At a glance.
- Morgan Stanley to pay $35 million in data breach settlement.
- T-Mobile data breach settlement could be second largest in US history.
- Optus cyberattack exposes customer data.
Morgan Stanley to pay $35 million in data breach settlement.
The US Securities and Exchange Commission z(SEC) has agreed to settle charges against Morgan Stanley Smith Barney (MSSB, now known as Morgan Stanley Wealth Management) for a recent breach that exposed the data of 15 million customers. MSSB has agreed to pay $35 million to settle claims it neglected to properly dispose of hard drives and servers containing the customers’ data in what the SEC described as an “astonishing” failure to safeguard the personal identifying information. The breach was the result of Morgan Stanley’s hiring of a moving and storage company with “no experience or expertise in data destruction services” to dispose of the equipment, which later landed on an internet auction site.
Gurbir S. Grewal, director of the SEC’s Enforcement Division, stated, “MSSB’s failures in this case are astonishing. Customers entrust their personal information to financial professionals with the understanding and expectation that it will be protected, and MSSB fell woefully short in doing so…Today’s action sends a clear message to financial institutions that they must take seriously their obligation to safeguard such data.” Though Morgan Stanley has not admitted to any wrongdoing, a spokesperson told TechCrunch that they are pleased with the resolution of the charges, adding, “We have previously notified applicable clients regarding these matters, which occurred several years ago and have not detected any unauthorized access to, or misuse of, personal client information.”
T-Mobile data breach settlement could be second largest in US history.
In another breach settlement, global telecom company T-Mobile has agreed to pay $350 million to settle a lawsuit resulting from a 2021 cyberattack that potentially exposed the data of nearly 80 million customers. CNET notes that If approved, the settlement will be the second largest of its kind in the US, beaten only by Equifax’s 2019 breach settlement for $700 million. The T-Mobile breach was the result of a cyberattack, although it’s unclear exactly how many individuals were compromised. According to court filings, approximately 76.6 million people were impacted, and an individual attempting to sell the info on the dark web claimed it was connected to 100 million people, but T-Mobile says only about 850,000 individuals were exposed. The hacker who claimed responsibility for the attack, John Binns, told the Wall Street Journal, “I was panicking because I had access to something big. Their security is awful.” The settlement is not an admission of guilt, but T-Mobile released a statement declaring, "Customers are first in everything we do and protecting their information is a top priority. Like every company, we are not immune to these criminal attacks."

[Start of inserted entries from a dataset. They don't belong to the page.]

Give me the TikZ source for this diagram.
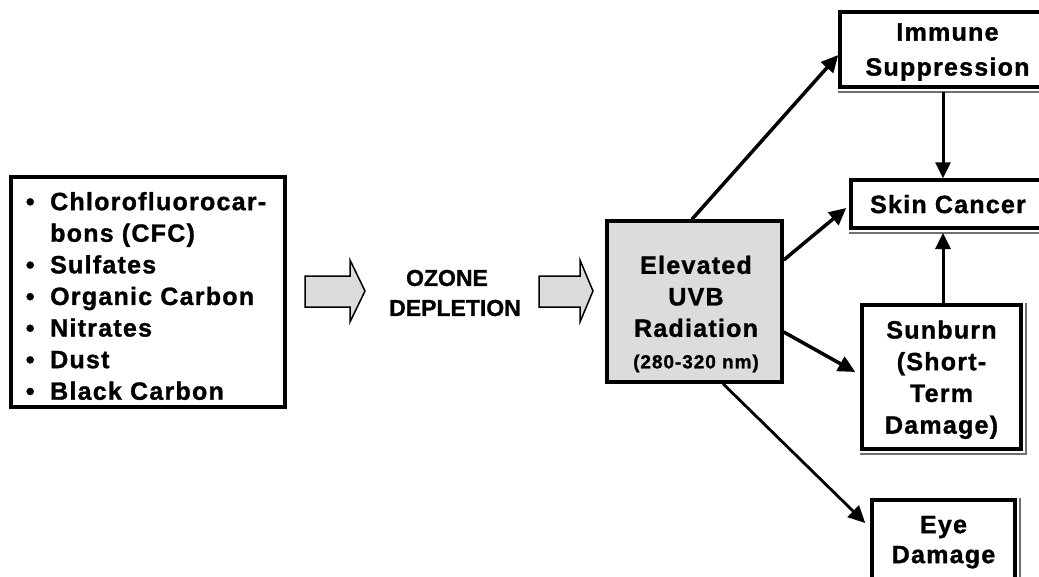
\documentclass[tikz,border=0pt]{standalone}
\usepackage{fontspec}
\setmainfont{Liberation Sans}[BoldFeatures={FakeBold=1}]
\newfontfamily\boxfont[LetterSpace=5, BoldFeatures={FakeBold=1.2}]{Liberation Sans}
\usetikzlibrary{arrows.meta}
\definecolor{lightfill}{HTML}{DCDCDC}
\definecolor{shadowgray}{HTML}{707070}
\newcommand\itm{\llap{\makebox[40pt][c]{•}}}
\newcommand\dropline[1]{\draw[shadowline] ([yshift=-3.25pt]#1.south west) -- ([xshift=3.25pt,yshift=-3.25pt]#1.south east) -- ([xshift=3.25pt]#1.north east);}
\tikzset{
  plainbox/.style={draw=black, line width=3.5pt, fill=white, inner sep=0pt},
  uvbbox/.style={draw=black, line width=3.5pt, fill=lightfill, inner sep=0pt},
  rbox/.style={draw=black, line width=3.5pt, fill=white, inner sep=0pt, align=center, text depth=0pt},
  boxtext/.style={inner sep=0pt, align=center},
  listtext/.style={inner sep=0pt, align=left, font=\boxfont\bfseries\fontsize{25}{31.6}\selectfont},
  ozonetext/.style={inner sep=0pt, align=center, font=\bfseries\fontsize{23}{30}\selectfont},
  blockarrow/.style={draw=black, line width=1.5pt, fill=lightfill, line join=miter},
  shadowline/.style={draw=shadowgray, line width=1.5pt},
  conn/.style={draw=black, line width=3.5pt, -{Triangle[length=17pt,width=16pt]}},
  thinconn/.style={draw=black, line width=2.8pt, -{Triangle[length=17pt,width=16pt]}},
  vconn/.style={draw=black, line width=3pt, -{Triangle[length=16pt,width=15pt]}},
}
\begin{document}
\begin{tikzpicture}[x=1pt,y=-1pt]
\useasboundingbox (0,0) rectangle (1039,576);
\fill[white] (0,0) rectangle (1039,576);

% source list
\node[plainbox, minimum width=274pt, minimum height=230pt] (src) at (148,292) {};
\node[listtext, anchor=west] (srclist) at (50,296) {\itm Chlorofluorocar-\\bons (CFC)\\\itm Sulfates\\\itm Organic Carbon\\\itm Nitrates\\\itm Dust\\\itm Black Carbon};

% block arrows and ozone text
\draw[blockarrow] (305,276) -- (350,276) -- (350,260) -- (365,291) -- (350,322) -- (350,307) -- (305,307) -- cycle;
\node[ozonetext] (ozone) at (447,293) {OZONE\\\hspace*{16pt}DEPLETION};
\draw[blockarrow] (539,276) -- (580,276) -- (580,260) -- (593,291) -- (580,322) -- (580,307) -- (539,307) -- cycle;

% UVB box
\node[uvbbox, minimum width=175pt, minimum height=161pt] (uvb) at (694.5,301.5) {};
\node[boxtext, font=\boxfont\bfseries\fontsize{25}{31.5}\selectfont] (uvbtext) at (696,314) {Elevated\\UVB\\Radiation\\{\fontsize{19}{31.5}\selectfont(280-320 nm)}};

% right boxes
\node[rbox, minimum width=215pt, minimum height=75pt, font=\boxfont\bfseries\fontsize{25}{35}\selectfont] (immune) at (947.5,49.5) {Immune\\Suppression};
\node[rbox, minimum width=194pt, minimum height=48pt, font=\boxfont\bfseries\fontsize{25}{31.5}\selectfont] (skin) at (948,204) {Skin Cancer};
\node[rbox, minimum width=159pt, minimum height=144pt, font=\boxfont\bfseries\fontsize{25}{31.7}\selectfont] (sunburn) at (941.5,377) {Sunburn\\(Short-\\Term\\Damage)};
\node[rbox, minimum width=143pt, minimum height=79pt, font=\boxfont\bfseries\fontsize{25}{30}\selectfont] (eye) at (943.5,539.5) {Eye\\Damage};
\dropline{immune}
\dropline{skin}
\dropline{sunburn}
\dropline{eye}

% connectors
\coordinate (xline) at (943,0);
\coordinate (skbot) at ([yshift=-3.25pt]skin.south);
\coordinate (imbot) at ([yshift=-3.25pt]immune.south);
\draw[conn] ([xshift=-2.5pt]uvb.north) -- ([yshift=-5.5pt]immune.west);
\draw[conn] ([yshift=41.5pt]uvb.east) -- ([xshift=-3pt,yshift=-4pt]skin.west);
\draw[conn] ([yshift=-30.5pt]uvb.east) -- ([xshift=-5pt,yshift=5pt]sunburn.west);
\draw[thinconn] ([xshift=28.5pt]uvb.south) -- ([xshift=-5pt,yshift=16.5pt]eye.west);
\draw[vconn] (imbot -| xline) -- (skin.north -| xline);
\draw[vconn] (sunburn.north -| xline) -- (skbot -| xline);
\end{tikzpicture}
\end{document}
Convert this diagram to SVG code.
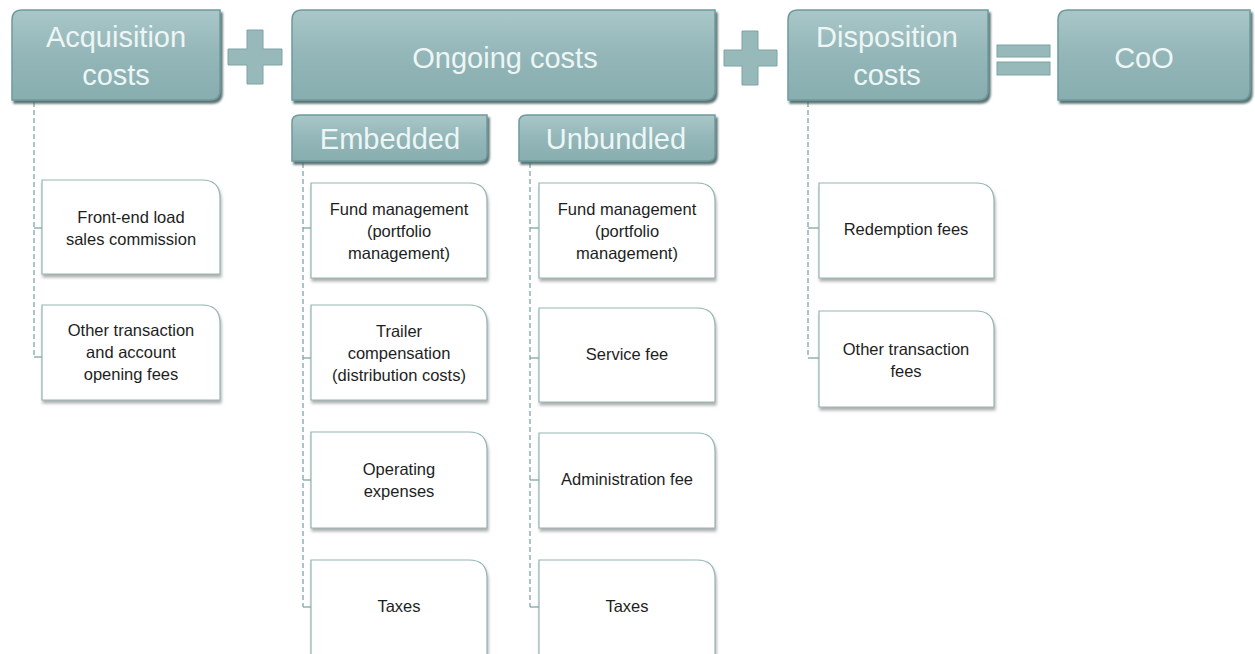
<svg xmlns="http://www.w3.org/2000/svg" width="1255" height="654" viewBox="0 0 1255 654">
<defs>
<linearGradient id="hg" x1="0" y1="0" x2="0" y2="1">
<stop offset="0" stop-color="#a9c7c8"/>
<stop offset="0.5" stop-color="#93b6b8"/>
<stop offset="1" stop-color="#88aeb0"/>
</linearGradient>
<filter id="ds" x="-10%" y="-10%" width="130%" height="130%">
<feDropShadow dx="1" dy="3" stdDeviation="1.5" flood-color="#7a7a7a" flood-opacity="0.6"/>
</filter>
<filter id="hs" x="-10%" y="-10%" width="130%" height="130%">
<feDropShadow dx="2" dy="3" stdDeviation="1" flood-color="#3e5a5c" flood-opacity="0.85"/>
</filter>
</defs>
<style>
.hdr{fill:url(#hg);stroke:#6f9a9c;stroke-width:1.5;filter:url(#hs)}
.ht{font-family:"Liberation Sans",Arial,sans-serif;font-size:29px;fill:#eef5f5;text-anchor:middle}
.op{fill:#97b9ba;stroke:#7ea3a5;stroke-width:1}
.box{fill:#ffffff;stroke:#93b5b3;stroke-width:1.2;filter:url(#ds)}
.bt{font-family:"Liberation Sans",Arial,sans-serif;font-size:16.5px;fill:#1e1e1e;text-anchor:middle}
.dash{stroke:#7fa6a9;stroke-width:1.3;stroke-dasharray:5,3;fill:none}
.tick{stroke:#7fa6a9;stroke-width:1.3;fill:none}
</style>
<rect width="1255" height="654" fill="#ffffff"/>

<g id="connectors">
<line class="dash" x1="34" y1="102" x2="34" y2="357"/>
<line class="tick" x1="34" y1="228" x2="42" y2="228"/>
<line class="tick" x1="34" y1="357" x2="42" y2="357"/>
<line class="dash" x1="303" y1="163" x2="303" y2="607"/>
<line class="tick" x1="303" y1="228" x2="311" y2="228"/>
<line class="tick" x1="303" y1="358" x2="311" y2="358"/>
<line class="tick" x1="303" y1="480" x2="311" y2="480"/>
<line class="tick" x1="303" y1="607" x2="311" y2="607"/>
<line class="dash" x1="530" y1="163" x2="530" y2="607"/>
<line class="tick" x1="530" y1="228" x2="539" y2="228"/>
<line class="tick" x1="530" y1="358" x2="539" y2="358"/>
<line class="tick" x1="530" y1="480" x2="539" y2="480"/>
<line class="tick" x1="530" y1="607" x2="539" y2="607"/>
<line class="dash" x1="808" y1="102" x2="808" y2="358"/>
<line class="tick" x1="808" y1="228" x2="819" y2="228"/>
<line class="tick" x1="808" y1="358" x2="819" y2="358"/>
</g>

<g id="operators">
<path class="op" d="M247,30 H263 V49 H282 V65 H263 V84 H247 V65 H228 V49 H247 Z"/>
<path class="op" d="M742,31 H758 V50 H777 V66 H758 V85 H742 V66 H724 V50 H742 Z"/>
<rect class="op" x="997" y="45" width="53" height="12"/>
<rect class="op" x="997" y="62" width="53" height="13"/>
</g>

<g id="acquisition">
<path class="hdr" d="M22,10 H220 V90 Q220,100 210,100 H12 V20 Q12,10 22,10 Z"/>
<text class="ht" x="116" y="47">Acquisition</text>
<text class="ht" x="116" y="85">costs</text>
</g>
<g id="ongoing">
<path class="hdr" d="M302,10 H715 V90 Q715,100 705,100 H292 V20 Q292,10 302,10 Z"/>
<text class="ht" x="505" y="68">Ongoing costs</text>
</g>
<g id="disposition">
<path class="hdr" d="M798,10 H988 V90 Q988,100 978,100 H788 V20 Q788,10 798,10 Z"/>
<text class="ht" x="887" y="47">Disposition</text>
<text class="ht" x="887" y="85">costs</text>
</g>
<g id="coo">
<path class="hdr" d="M1068,10 H1250 V90 Q1250,100 1240,100 H1058 V20 Q1058,10 1068,10 Z"/>
<text class="ht" x="1144" y="68">CoO</text>
</g>
<g id="embedded">
<path class="hdr" d="M300,115 H487 V154 Q487,161 480,161 H292 V122 Q292,115 300,115 Z"/>
<text class="ht" x="390" y="149">Embedded</text>
</g>
<g id="unbundled">
<path class="hdr" d="M527,115 H715 V154 Q715,161 708,161 H519 V122 Q519,115 527,115 Z"/>
<text class="ht" x="616" y="149">Unbundled</text>
</g>

<g id="front-end-load">
<path class="box" d="M42,180 H202 Q220,180 220,198 V274 H42 Z"/>
<text class="bt" x="131" y="223">Front-end load</text>
<text class="bt" x="131" y="245">sales commission</text>
</g>
<g id="other-transaction-account">
<path class="box" d="M42,305 H202 Q220,305 220,323 V400 H42 Z"/>
<text class="bt" x="131" y="336">Other transaction</text>
<text class="bt" x="131" y="358">and account</text>
<text class="bt" x="131" y="380">opening fees</text>
</g>

<g id="emb-fund-management">
<path class="box" d="M311,183 H469 Q487,183 487,201 V278 H311 Z"/>
<text class="bt" x="399" y="215">Fund management</text>
<text class="bt" x="399" y="237">(portfolio</text>
<text class="bt" x="399" y="259">management)</text>
</g>
<g id="emb-trailer">
<path class="box" d="M311,305 H469 Q487,305 487,323 V400 H311 Z"/>
<text class="bt" x="399" y="337">Trailer</text>
<text class="bt" x="399" y="359">compensation</text>
<text class="bt" x="399" y="381">(distribution costs)</text>
</g>
<g id="emb-operating">
<path class="box" d="M311,432 H469 Q487,432 487,450 V528 H311 Z"/>
<text class="bt" x="399" y="475">Operating</text>
<text class="bt" x="399" y="497">expenses</text>
</g>
<g id="emb-taxes">
<path class="box" d="M311,560 H469 Q487,560 487,578 V664 H311 Z"/>
<text class="bt" x="399" y="612">Taxes</text>
</g>

<g id="unb-fund-management">
<path class="box" d="M539,183 H697 Q715,183 715,201 V278 H539 Z"/>
<text class="bt" x="627" y="215">Fund management</text>
<text class="bt" x="627" y="237">(portfolio</text>
<text class="bt" x="627" y="259">management)</text>
</g>
<g id="unb-service">
<path class="box" d="M539,308 H697 Q715,308 715,326 V402 H539 Z"/>
<text class="bt" x="627" y="360">Service fee</text>
</g>
<g id="unb-administration">
<path class="box" d="M539,433 H697 Q715,433 715,451 V528 H539 Z"/>
<text class="bt" x="627" y="485">Administration fee</text>
</g>
<g id="unb-taxes">
<path class="box" d="M539,560 H697 Q715,560 715,578 V664 H539 Z"/>
<text class="bt" x="627" y="612">Taxes</text>
</g>

<g id="redemption">
<path class="box" d="M819,183 H976 Q994,183 994,201 V278 H819 Z"/>
<text class="bt" x="906" y="235">Redemption fees</text>
</g>
<g id="other-transaction-fees">
<path class="box" d="M819,311 H976 Q994,311 994,329 V407 H819 Z"/>
<text class="bt" x="906" y="355">Other transaction</text>
<text class="bt" x="906" y="377">fees</text>
</g>
</svg>
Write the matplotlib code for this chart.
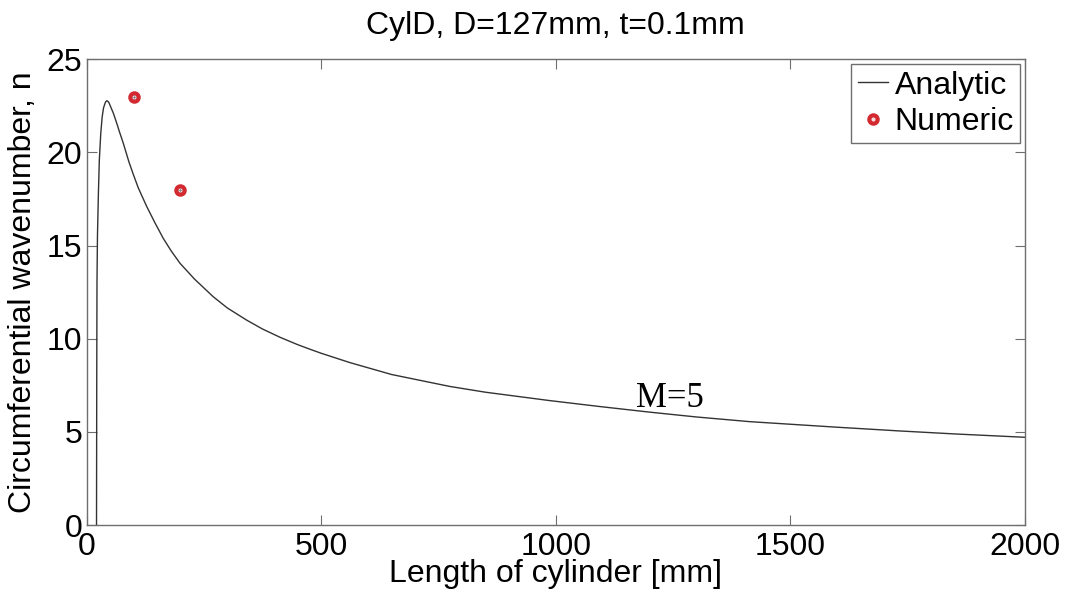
import matplotlib
matplotlib.use("Agg")
import matplotlib.pyplot as plt

# Analytic curve
length_analytic = [21, 21.5, 22, 23, 25, 27, 30, 33, 36, 40, 43, 47, 52, 57, 65, 70,
                   78, 90, 99, 110, 128, 145, 163, 180, 199, 230, 270, 300, 341, 375,
                   412, 450, 480, 500, 561, 650, 774, 850, 987, 1094, 1200, 1300, 1413,
                   1600, 1733, 1850, 2000]
n_analytic = [0, 8.0, 13.0, 15.5, 17.8, 19.6, 21.0, 21.9, 22.4, 22.7, 22.78, 22.7, 22.4,
              22.1, 21.5, 21.1, 20.5, 19.5, 18.85, 18.1, 17.1, 16.25, 15.4, 14.72, 14.05,
              13.2, 12.25, 11.65, 11.0, 10.52, 10.08, 9.68, 9.4, 9.22, 8.72, 8.08, 7.44,
              7.13, 6.68, 6.36, 6.06, 5.8, 5.55, 5.25, 5.05, 4.89, 4.71]

# Numeric results
length_numeric = [100, 200]
n_numeric = [23, 18]

title = "CylD, D=127mm, t=0.1mm"
xlabel = "Length of cylinder [mm]"
ylabel = "Circumferential wavenumber, n"
xticks = [0, 500, 1000, 1500, 2000]
yticks = [0, 5, 10, 15, 20, 25]

plt.rcParams['font.family'] = ['Liberation Sans', 'DejaVu Sans']

fig = plt.figure(figsize=(10.66, 5.95), dpi=100)
ax = fig.add_axes([0.0813, 0.1176, 0.8802, 0.7827])

axcol = '#6e6e6e'
red = '#d22a30'

ax.plot(length_analytic, n_analytic, color='#333333', lw=1.0, label='Analytic')
ax.plot(length_numeric, n_numeric, linestyle='none', marker='o', ms=6, mew=3,
        mec=red, mfc='#f4dede', label='Numeric')
ax.plot(length_numeric, n_numeric, linestyle='none', marker='+', ms=3, mew=0.6,
        color='#888888')

ax.text(1171, 6.35, "M=5", family='Liberation Serif', fontsize=25,
        ha='left', va='baseline', color='black')

ax.set_xlim(0, 2000)
ax.set_ylim(0, 25)
ax.set_xticks(xticks)
ax.set_yticks(yticks)
ax.tick_params(direction='in', length=7, width=0.8, color=axcol,
               top=True, right=True, labelsize=23)
ax.tick_params(axis='x', pad=5)
ax.tick_params(axis='y', pad=3)
for s in ax.spines.values():
    s.set_color(axcol)
    s.set_linewidth(1.0)

ax.set_title(title, fontsize=23, pad=18)
ax.set_xlabel(xlabel, fontsize=23)
ax.set_ylabel(ylabel, fontsize=23)
ax.xaxis.set_label_coords(0.5, -0.074)
ax.yaxis.set_label_coords(-0.052, 0.5)

leg = ax.legend(loc='upper right', fontsize=23, fancybox=False, framealpha=1,
                edgecolor=axcol, borderaxespad=0.15, handlelength=0.95,
                handletextpad=0.2, labelspacing=0.2, borderpad=0.2,
                markerscale=1.0)
leg.get_frame().set_linewidth(1.0)

fig.savefig("out.png", dpi=100)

Optus cyberattack exposes customer data.
Wireless carrier Optus, the Australian unit of telecommunications company Singapore Telecommunications, has disclosed it suffered a cyberattack that resulted in the compromise of customer’s home addresses, passport numbers, and phone numbers, the Business Inquirer reports. For a subset of customers, addresses and identification data such as driver's license or passport numbers may also have been accessed, but payment data and account passwords were fortunately not exposed. The Guardian explains that the attackers, who are believed to be working for a criminal or state-sponsored organization, accessed the sensitive information by breaking through the telco's firewall. In a statement on its website, Optus said that upon discovery of the malicious activity, its administrators immediately shut down the attack, and they are working with the Australian Cyber Security Centre to investigate.
“We are devastated to discover that we have been subject to a cyber-attack that has resulted in the disclosure of our customers’ personal information to someone who shouldn’t see it, “Optus CEO Kelly Bayer Rosmarin told the ABC. She added that the breach involves both current and former customers, but that “it's just too early for us to give specific numbers. It is a significant number and we want to be absolutely sure when we come out and say how many [customers have been affected]." According to publicly available data, Optus has 9.7 million subscribers. The company noted that mobile and home internet services were not impacted by the incident, and that Optus services remain safe to use.